● **Goal of the exercise**
Return the lines that follow, exactly as they appear, from the first through the one containing "fbig, align=left, anchor=north"; no pictures are to be included.

-- START OF Given data --

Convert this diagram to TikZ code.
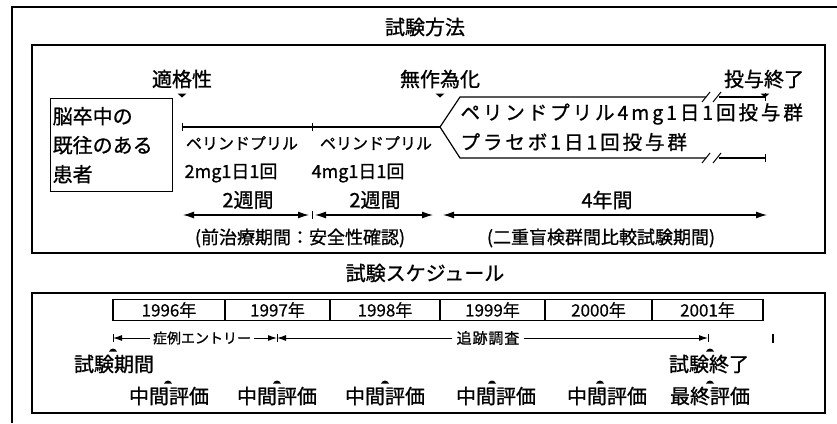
\documentclass[tikz,border=0pt]{standalone}
\usepackage{fontspec}
\setmainfont{Noto Sans CJK JP}[FakeBold=1]
\newfontfamily\yearfont{Noto Sans CJK JP}[FakeBold=0.4]
\usetikzlibrary{arrows.meta}
\tikzset{
  fbig/.style={font=\fontsize{20}{29}\selectfont},
  fmid/.style={font=\fontsize{18}{24}\selectfont},
  fyear/.style={font=\yearfont\fontsize{17}{20}\selectfont},
  fsmall/.style={font=\fontsize{16}{20}\selectfont},
  ftiny/.style={font=\fontsize{14}{18}\selectfont},
  fgroup/.style={font=\fontsize{19.5}{29}\selectfont\addfontfeature{LetterSpace=15}},
  frame/.style={draw, line width=1.6pt, inner sep=0pt},
  yearbox/.style={draw, line width=1.2pt, minimum height=21pt, inner sep=0pt, fyear},
  tl/.style={line width=1.2pt},
  bigarrow/.style={line width=1.2pt, {Latex[length=11pt,width=7pt]}-{Latex[length=11pt,width=7pt]}},
  smallL/.style={line width=1pt, {Latex[length=9pt,width=6pt]}-},
  smallR/.style={line width=1pt, -{Latex[length=9pt,width=6pt]}},
  downmark/.pic={\fill (-4.5,-1.5)--(4.5,-1.5)--(0,2.5)--cycle;},
  upmark/.pic={\fill (-4,1.5)..controls (-2,-2.5) and (2,-2.5)..(4,1.5)--cycle;},
  tick/.pic={\draw[line width=1pt] (0,-4)--(0,4);}
}
\begin{document}
\begin{tikzpicture}[x=1pt,y=-1pt]
\useasboundingbox (0,0) rectangle (837,423);
% outer frame (open at right and bottom)
\draw[line width=2pt] (12,423) -- (12,7) -- (837,7);
% titles
\node[fbig] (t1) at (425,27) {試験方法};
\node[fbig] (t2) at (425,273) {試験スケジュール};
% frames
\node[frame, minimum width=793pt, minimum height=208pt] (f1) at (428.5,149) {};
\node[frame, minimum width=793pt, minimum height=120pt] (f2) at (428.5,353) {};

% ---------- top frame ----------
\node[fbig] (elig) at (182,79) {適格性};
\node[fbig] (rand) at (440,79) {無作為化};
\node[fbig] (endd) at (764,79) {投与終了};
\pic at (182,95) {downmark};
\pic at (440,95) {downmark};
\pic at (765,95) {downmark};

\node[draw, line width=1.4pt, fbig, align=left, anchor=north west, minimum width=122pt, minimum height=93pt, inner xsep=2pt, inner ysep=3pt, text width=118pt] (pat) at (50,98) {脳卒中の\\既往のある\\患者};

% run-in timeline
\coordinate (r0) at (182,127);
\coordinate (r1) at (312,127);
\coordinate (fork) at (440,127);
\coordinate (up0) at (460,97);
\coordinate (lo0) at (460,158);
\coordinate (up1) at (706,97);
\coordinate (lo1) at (706,158);
\coordinate (up2) at (719,97);
\coordinate (lo2) at (719,158);
\coordinate (up3) at (765,97);
\coordinate (lo3) at (765,158);
\draw[tl] (r0) -- (r1) -- (fork);
\draw[tl] (up1) -- (up0) -- (fork) -- (lo0) -- (lo1);
\draw[tl] (up2) -- (up3);
\draw[tl] (lo2) -- (lo3);
\pic at (r0) {tick};
\pic at (r1) {tick};
\pic at (up3) {tick};
\pic at (lo3) {tick};
% break marks
\draw[line width=1pt] (702,102) -- (710,92) (713,102) -- (721,92);
\draw[line width=1pt] (702,163) -- (710,153) (713,163) -- (721,153);

\node[fsmall] (p1) at (242,143) {ペリンドプリル};
\node[fsmall] (p2) at (376,143) {ペリンドプリル};
\node[fmid] (d1) at (231,173) {2mg1日1回};
\node[fmid] (d2) at (358,173) {4mg1日1回};
\node[fgroup, anchor=west] (g1) at (457,114) {ペリンドプリル4mg1日1回投与群};
\node[fgroup, anchor=west] (g2) at (457,142) {プラセボ1日1回投与群};

\node[fbig] (w1) at (248,200) {2週間};
\node[fbig] (w2) at (375,200) {2週間};
\node[fbig] (w3) at (607,200) {4年間};

\coordinate (a1l) at (183,215);
\coordinate (a1r) at (309,215);
\coordinate (a2l) at (315,215);
\coordinate (a2r) at (433,215);
\coordinate (a3l) at (443,215);
\coordinate (a3r) at (767,215);
\coordinate (atk) at (312,215);
\draw[bigarrow] (a1l) -- (a1r);
\draw[bigarrow] (a2l) -- (a2r);
\draw[bigarrow] (a3l) -- (a3r);
\pic at (atk) {tick};

\node[fmid] (n1) at (300,238) {(前治療期間：安全性確認)};
\node[fmid] (n2) at (601,238) {(二重盲検群間比較試験期間)};

% ---------- bottom frame ----------
\node[yearbox, minimum width=112pt] (y1) at (169,310) {1996年};
\node[yearbox, minimum width=105pt] (y2) at (277.5,310) {1997年};
\node[yearbox, minimum width=110pt] (y3) at (385,310) {1998年};
\node[yearbox, minimum width=105pt] (y4) at (492.5,310) {1999年};
\node[yearbox, minimum width=107pt] (y5) at (598.5,310) {2000年};
\node[yearbox, minimum width=111pt] (y6) at (707.5,310) {2001年};

\coordinate (b0) at (113,338);
\coordinate (b1) at (277,338);
\coordinate (b2) at (708,338);
\coordinate (b3) at (773,338);
\node[ftiny, inner xsep=3pt, inner ysep=0pt] (entry) at (202,338) {症例エントリー};
\node[inner xsep=4pt, inner ysep=0pt, font=\fontsize{15}{18}\selectfont\addfontfeature{LetterSpace=6}] (follow) at (488,338) {追跡調査};
\draw[smallL] (b0) -- (entry.west);
\draw[smallR] (entry.east) -- (b1);
\draw[smallL] (b1) -- (follow.west);
\draw[smallR] (follow.east) -- (b2);
\pic at (b0) {tick};
\pic at (b1) {tick};
\pic at (b2) {tick};
\draw[line width=2pt] (773,334) -- (773,343);

\node[fbig] (s1) at (114,364) {試験期間};
\node[fbig] (s2) at (709,364) {試験終了};
\pic at (113,350) {upmark};
\pic at (710,350) {upmark};

\node[fbig] (e1) at (169,396) {中間評価};
\node[fbig] (e2) at (277,396) {中間評価};
\node[fbig] (e3) at (385,396) {中間評価};
\node[fbig] (e4) at (496,396) {中間評価};
\node[fbig] (e5) at (607,396) {中間評価};
\node[fbig] (e6) at (710,396) {最終評価};
\pic at (168,382) {upmark};
\pic at (277,382) {upmark};
\pic at (385,382) {upmark};
\pic at (492,382) {upmark};
\pic at (600,382) {upmark};
\pic at (710,382) {upmark};
\end{tikzpicture}
\end{document}
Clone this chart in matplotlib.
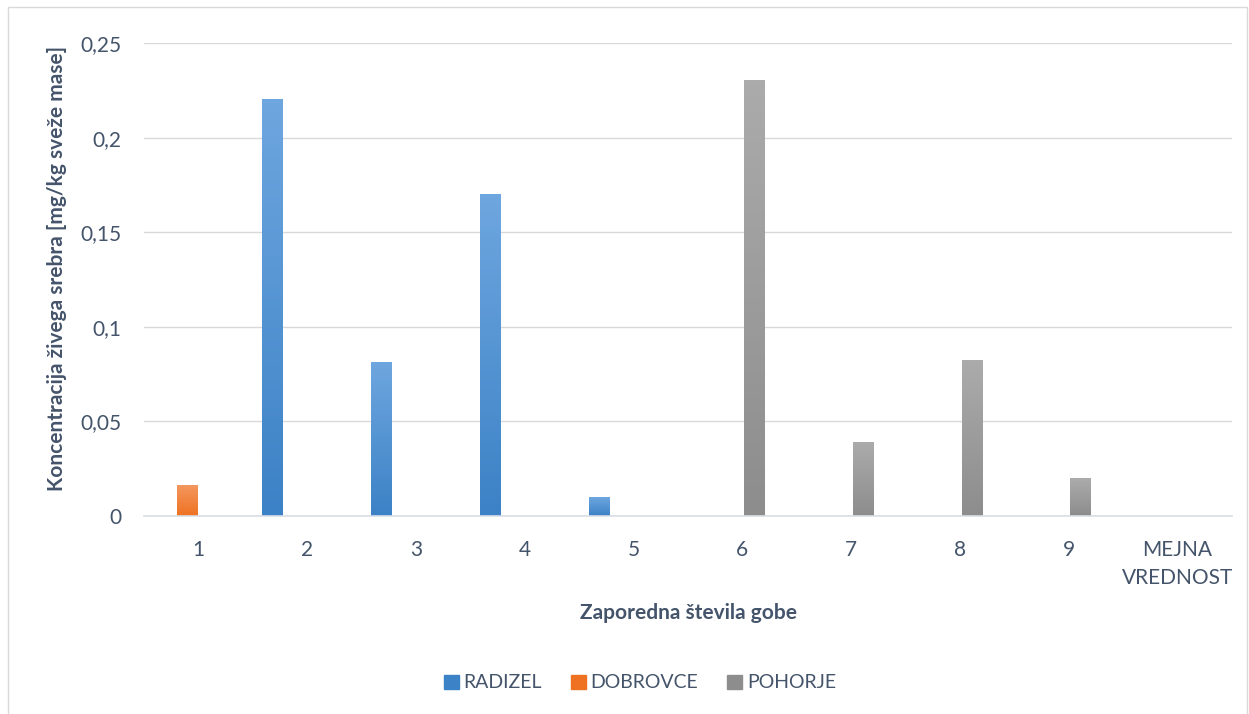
import numpy as np
import matplotlib
matplotlib.use("Agg")
import matplotlib.pyplot as plt
from matplotlib.colors import LinearSegmentedColormap
from matplotlib.patches import Rectangle

categories = ["1", "2", "3", "4", "5", "6", "7", "8", "9", "MEJNA\nVREDNOST"]
radizel = [0, 0.22, 0.081, 0.17, 0.01, 0, 0, 0, 0, 0]
dobrovce = [0.016, 0, 0, 0, 0, 0, 0, 0, 0, 0]
pohorje = [0, 0, 0, 0, 0, 0.23, 0.039, 0.082, 0.02, 0]
mejna = [0, 0, 0, 0, 0, 0, 0, 0, 0, 0]
series_names = ["RADIZEL", "DOBROVCE", "POHORJE"]
yticks = [0, 0.05, 0.1, 0.15, 0.2, 0.25]
ytick_labels = ["0", "0,05", "0,1", "0,15", "0,2", "0,25"]

plt.rcParams['font.family'] = ['Lato', 'DejaVu Sans']
txt = '#44546A'

fig = plt.figure(figsize=(12.49, 7.14), dpi=100)
fig.patches.append(Rectangle((8/1249, -0.01), (1247-8)/1249, 1.0, transform=fig.transFigure,
                             fill=False, edgecolor='#D9D9D9', linewidth=1.0))
ax = fig.add_axes([144/1249, 1-516/714, (1232-144)/1249, (516-43)/714])

x = np.arange(len(categories))
step = 0.2145
width = 0.184
colors = [('#3C82C6', '#6EA6DF'), ('#EE7222', '#F4975E'), ('#8D8D8D', '#ABABAB')]
data = [radizel, dobrovce, pohorje, mejna]
handles = []
for i, vals in enumerate(data):
    off = (i - 1.5) * step
    if i < 3:
        c0, c1 = colors[i]
        bars = ax.bar(x + off, vals, width, color=c0, label=series_names[i], zorder=2)
        cmap = LinearSegmentedColormap.from_list('g%d' % i, [c0, c1])
        for b in bars:
            h = b.get_height()
            if h <= 0:
                continue
            b.set_alpha(0)
            grad = np.linspace(0, 1, 100).reshape(-1, 1)
            ax.imshow(grad, extent=[b.get_x(), b.get_x() + b.get_width(), 0, h],
                      origin='lower', cmap=cmap, aspect='auto', zorder=2)
        handles.append(Rectangle((0, 0), 1, 1, color=c0))
    else:
        ax.bar(x + off, vals, width, color='none', zorder=2)

ax.set_xlim(-0.5, len(categories) - 0.5)
ax.set_ylim(0, 0.25)
ax.set_yticks(yticks)
ax.set_yticklabels(ytick_labels)
ax.set_xticks(x)
ax.set_xticklabels(categories)
ax.yaxis.grid(True, color='#D9D9D9', linewidth=1.0, zorder=0)
ax.set_axisbelow(True)
for s in ['top', 'right', 'left']:
    ax.spines[s].set_visible(False)
ax.spines['bottom'].set_color('#D9DEE6')
ax.spines['bottom'].set_linewidth(1.2)
ax.tick_params(axis='both', length=0, labelsize=15, labelcolor=txt)
ax.tick_params(axis='y', pad=16)
ax.tick_params(axis='x', pad=17)
for lab in ax.get_xticklabels():
    lab.set_linespacing(1.5)
    lab.set_va('top')

ylab = ax.set_ylabel('Koncentracija živega srebra [mg/kg sveže mase]', fontsize=15,
                     fontweight='bold', color=txt, va='center', ha='center')
ax.yaxis.set_label_coords(-(144-57)/1088, 0.524)
ax.set_xlabel('Zaporedna števila gobe', fontsize=15,
              fontweight='bold', color=txt)
ax.xaxis.set_label_coords(0.5, -(613-516)/473)
ax.xaxis.label.set_va('center')

fig.legend(handles, series_names, loc='center', bbox_to_anchor=(640/1249, 1-683/714),
           ncol=3, frameon=False, fontsize=14, labelcolor=txt, handlelength=0.75,
           handleheight=0.75, handletextpad=0.25, columnspacing=1.5)

fig.savefig('out.png', dpi=100)
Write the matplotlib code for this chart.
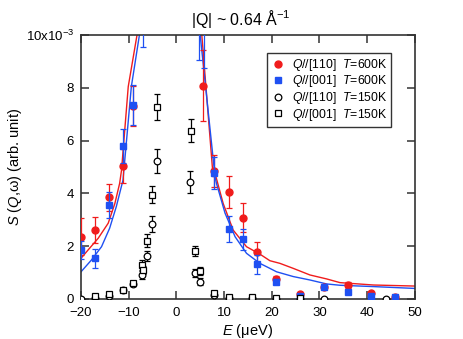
import matplotlib
matplotlib.use("Agg")
import matplotlib.pyplot as plt
from matplotlib.lines import Line2D

plt.rcParams["font.family"] = ["Liberation Sans", "DejaVu Sans"]
plt.rcParams["mathtext.fontset"] = "custom"
plt.rcParams["mathtext.rm"] = "Liberation Sans"
plt.rcParams["mathtext.it"] = "Liberation Sans:italic"

red = "#f01c1c"
blue = "#1f50f2"

# T=600K, Q//[110]
e_r110 = [-20, -17.1, -14.1, -11.1, -9.2, 5.6, 7.9, 11.0, 13.9, 17.0, 20.9, 25.9, 31.0, 36.0, 40.8, 45.8]
s_r110 = [2.36, 2.61, 3.85, 5.04, 7.3, 8.08, 4.85, 4.05, 3.08, 1.77, 0.77, 0.18, 0.44, 0.53, 0.22, 0.07]
d_r110 = [0.7, 0.5, 0.5, 0.65, 0.75, 1.35, 0.6, 0.6, 0.55, 0.4, 0.1, 0.05, 0.08, 0.1, 0.06, 0.03]

# T=600K, Q//[001]
e_b001 = [-20, -17.1, -14.1, -11.1, -9.0, -7.1, 4.7, 5.7, 7.9, 11.0, 13.9, 17.0, 20.9, 25.9, 31.0, 36.0, 40.8, 45.8]
s_b001 = [1.86, 1.54, 3.56, 5.8, 7.35, 11.0, 11.0, 10.2, 4.77, 2.64, 2.26, 1.31, 0.66, 0.11, 0.44, 0.28, 0.13, 0.07]
d_b001 = [0.35, 0.35, 0.5, 0.65, 0.75, 1.45, 1.95, 1.45, 0.6, 0.5, 0.4, 0.35, 0.08, 0.04, 0.06, 0.06, 0.04, 0.03]

# T=150K, Q//[110]
e_o110 = [-20, -17.1, -14.1, -11.1, -9.0, -7.2, -6.2, -5.1, -4.1, 2.85, 3.9, 4.95, 7.9, 11.0, 15.8, 20.9, 25.9, 31.0, 43.9]
s_o110 = [0.0, 0.05, 0.1, 0.34, 0.56, 0.91, 1.63, 2.83, 5.24, 4.44, 0.97, 0.66, 0.15, 0.05, 0.05, 0.0, 0.0, 0.0, 0.0]
d_o110 = [0.03, 0.04, 0.05, 0.06, 0.07, 0.15, 0.2, 0.3, 0.45, 0.42, 0.15, 0.12, 0.06, 0.04, 0.04, 0.02, 0.02, 0.02, 0.02]

# T=150K, Q//[001]
e_o001 = [-17.1, -14.1, -11.1, -9.0, -7.3, -7.0, -6.2, -5.1, -4.1, 3.0, 3.9, 4.95, 7.9, 11.0, 15.8, 20.9, 25.9]
s_o001 = [0.11, 0.19, 0.35, 0.6, 1.29, 1.1, 2.21, 3.94, 7.28, 6.38, 1.82, 1.07, 0.24, 0.09, 0.09, 0.02, 0.02]
d_o001 = [0.05, 0.06, 0.06, 0.07, 0.2, 0.15, 0.25, 0.32, 0.5, 0.45, 0.2, 0.15, 0.07, 0.04, 0.04, 0.02, 0.02]

# fitted curves
e_fit_r = [-20, -18.5, -16.4, -14.3, -12.9, -11.9, -11.5, -10.1, -8.2, -7.5,
           5.0, 5.3, 7.7, 8.1, 9.8, 11.9, 14.7, 17.5, 19.6, 21.7, 24.5, 28.0, 31.5, 34.3, 41.3, 50]
s_fit_r = [1.54, 1.86, 2.3, 2.87, 3.62, 4.38, 4.89, 8.04, 10.06, 12.0,
           12.0, 10.06, 4.63, 4.76, 3.62, 2.61, 1.98, 1.7, 1.45, 1.35, 1.16, 0.91, 0.76, 0.62, 0.53, 0.49]
e_fit_b = [-20, -17.8, -15.7, -14.0, -12.6, -11.2, -9.45, -7.7, -7.0,
           4.7, 4.95, 8.1, 8.4, 10.2, 12.3, 14.7, 17.5, 19.6, 21.0, 24.5, 28.0, 31.5, 34.3, 41.3, 50]
s_fit_b = [1.03, 1.48, 1.98, 2.68, 3.5, 4.5, 8.04, 10.06, 12.0,
           12.0, 10.06, 4.63, 4.38, 3.25, 2.36, 1.73, 1.35, 1.16, 1.03, 0.85, 0.72, 0.57, 0.52, 0.47, 0.4]

labels = ["$Q$//[110]  $T$=600K", "$Q$//[001]  $T$=600K",
          "$Q$//[110]  $T$=150K", "$Q$//[001]  $T$=150K"]

fig = plt.figure(figsize=(4.63, 3.39), dpi=100)
ax = fig.add_axes([0.175, 0.118, 0.721, 0.779])

ax.plot(e_fit_r, s_fit_r, color=red, lw=1.0, zorder=2)
ax.plot(e_fit_b, s_fit_b, color=blue, lw=1.0, zorder=2)

eb = dict(elinewidth=0.9, capsize=2.3, capthick=0.9)
ax.errorbar(e_r110, s_r110, yerr=d_r110, fmt="o", color=red, ms=5, mec=red, zorder=3, **eb)
ax.errorbar(e_b001, s_b001, yerr=d_b001, fmt="s", color=blue, ms=4.5, mec=blue, zorder=4, **eb)
ax.errorbar(e_o110, s_o110, yerr=d_o110, fmt="o", color="black", mfc="white", ms=4.8, mew=0.9,
            zorder=5, **eb)
ax.errorbar(e_o001, s_o001, yerr=d_o001, fmt="s", color="black", mfc="white", ms=4.3, mew=0.9,
            zorder=5, **eb)

ax.set_xlim(-20, 50)
ax.set_ylim(0, 10)
ax.set_xticks([-20, -10, 0, 10, 20, 30, 40, 50])
ax.set_yticks([0, 2, 4, 6, 8, 10])
ax.set_yticklabels(["0", "2", "4", "6", "8", "10x10$^{-3}$"])
ax.tick_params(direction="in", top=True, right=True, length=5.5, width=1.1,
               labelsize=9.5, color="#333333")
ax.tick_params(axis="x", pad=6)
ax.tick_params(axis="y", pad=5)
for sp in ax.spines.values():
    sp.set_linewidth(1.2)
    sp.set_color("#333333")

ax.set_xlabel("$E$ (μeV)", fontsize=10.5, labelpad=2)
ax.set_ylabel("$S$ ($Q$,ω) (arb. unit)", fontsize=10.5, labelpad=1)
fig.text(0.52, 0.945, "|Q| ~ 0.64 Å$^{-1}$", ha="center", va="center", fontsize=11.5)

handles = [
    Line2D([], [], ls="none", marker="o", color=red, ms=5),
    Line2D([], [], ls="none", marker="s", color=blue, ms=4.5),
    Line2D([], [], ls="none", marker="o", mec="black", mfc="white", ms=4.8, mew=0.9),
    Line2D([], [], ls="none", marker="s", mec="black", mfc="white", ms=4.3, mew=0.9),
]
leg = ax.legend(handles, labels, loc="upper left", bbox_to_anchor=(0.556, 0.933), borderaxespad=0,
                fontsize=8.8, frameon=True, fancybox=False, handletextpad=0.5,
                handlelength=1.2, labelspacing=0.05, borderpad=0.35)
leg.get_frame().set_edgecolor("black")
leg.get_frame().set_linewidth(1.0)

fig.savefig("out.png", dpi=100)
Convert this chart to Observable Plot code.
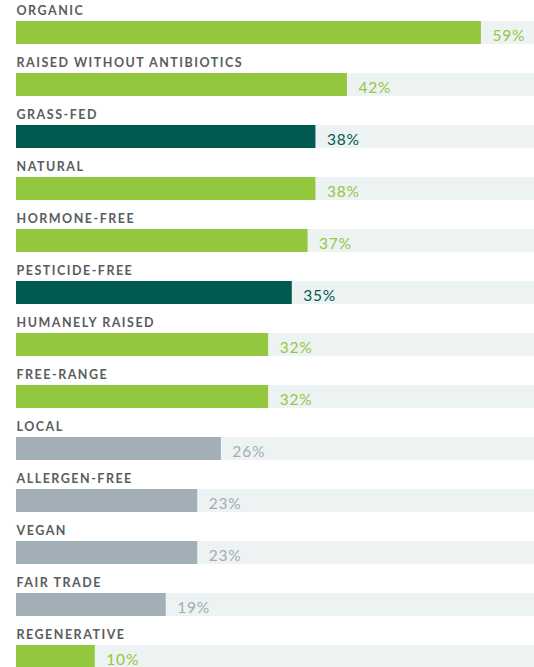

-- END OF Given data --

● **Result of this task**
Convert this diagram to TikZ code.
\documentclass[tikz,border=0pt]{standalone}
\usepackage{fontspec}
\setmainfont{Noto Sans CJK JP}[FakeBold=1]
\newfontfamily\yearfont{Noto Sans CJK JP}[FakeBold=0.4]
\usetikzlibrary{arrows.meta}
\tikzset{
  fbig/.style={font=\fontsize{20}{29}\selectfont},
  fmid/.style={font=\fontsize{18}{24}\selectfont},
  fyear/.style={font=\yearfont\fontsize{17}{20}\selectfont},
  fsmall/.style={font=\fontsize{16}{20}\selectfont},
  ftiny/.style={font=\fontsize{14}{18}\selectfont},
  fgroup/.style={font=\fontsize{19.5}{29}\selectfont\addfontfeature{LetterSpace=15}},
  frame/.style={draw, line width=1.6pt, inner sep=0pt},
  yearbox/.style={draw, line width=1.2pt, minimum height=21pt, inner sep=0pt, fyear},
  tl/.style={line width=1.2pt},
  bigarrow/.style={line width=1.2pt, {Latex[length=11pt,width=7pt]}-{Latex[length=11pt,width=7pt]}},
  smallL/.style={line width=1pt, {Latex[length=9pt,width=6pt]}-},
  smallR/.style={line width=1pt, -{Latex[length=9pt,width=6pt]}},
  downmark/.pic={\fill (-4.5,-1.5)--(4.5,-1.5)--(0,2.5)--cycle;},
  upmark/.pic={\fill (-4,1.5)..controls (-2,-2.5) and (2,-2.5)..(4,1.5)--cycle;},
  tick/.pic={\draw[line width=1pt] (0,-4)--(0,4);}
}
\begin{document}
\begin{tikzpicture}[x=1pt,y=-1pt]
\useasboundingbox (0,0) rectangle (837,423);
% outer frame (open at right and bottom)
\draw[line width=2pt] (12,423) -- (12,7) -- (837,7);
% titles
\node[fbig] (t1) at (425,27) {試験方法};
\node[fbig] (t2) at (425,273) {試験スケジュール};
% frames
\node[frame, minimum width=793pt, minimum height=208pt] (f1) at (428.5,149) {};
\node[frame, minimum width=793pt, minimum height=120pt] (f2) at (428.5,353) {};

% ---------- top frame ----------
\node[fbig] (elig) at (182,79) {適格性};
\node[fbig] (rand) at (440,79) {無作為化};
\node[fbig] (endd) at (764,79) {投与終了};
\pic at (182,95) {downmark};
\pic at (440,95) {downmark};
\pic at (765,95) {downmark};

\node[draw, line width=1.4pt, fbig, align=left, anchor=north west, minimum width=122pt, minimum height=93pt, inner xsep=2pt, inner ysep=3pt, text width=118pt] (pat) at (50,98) {脳卒中の\\既往のある\\患者};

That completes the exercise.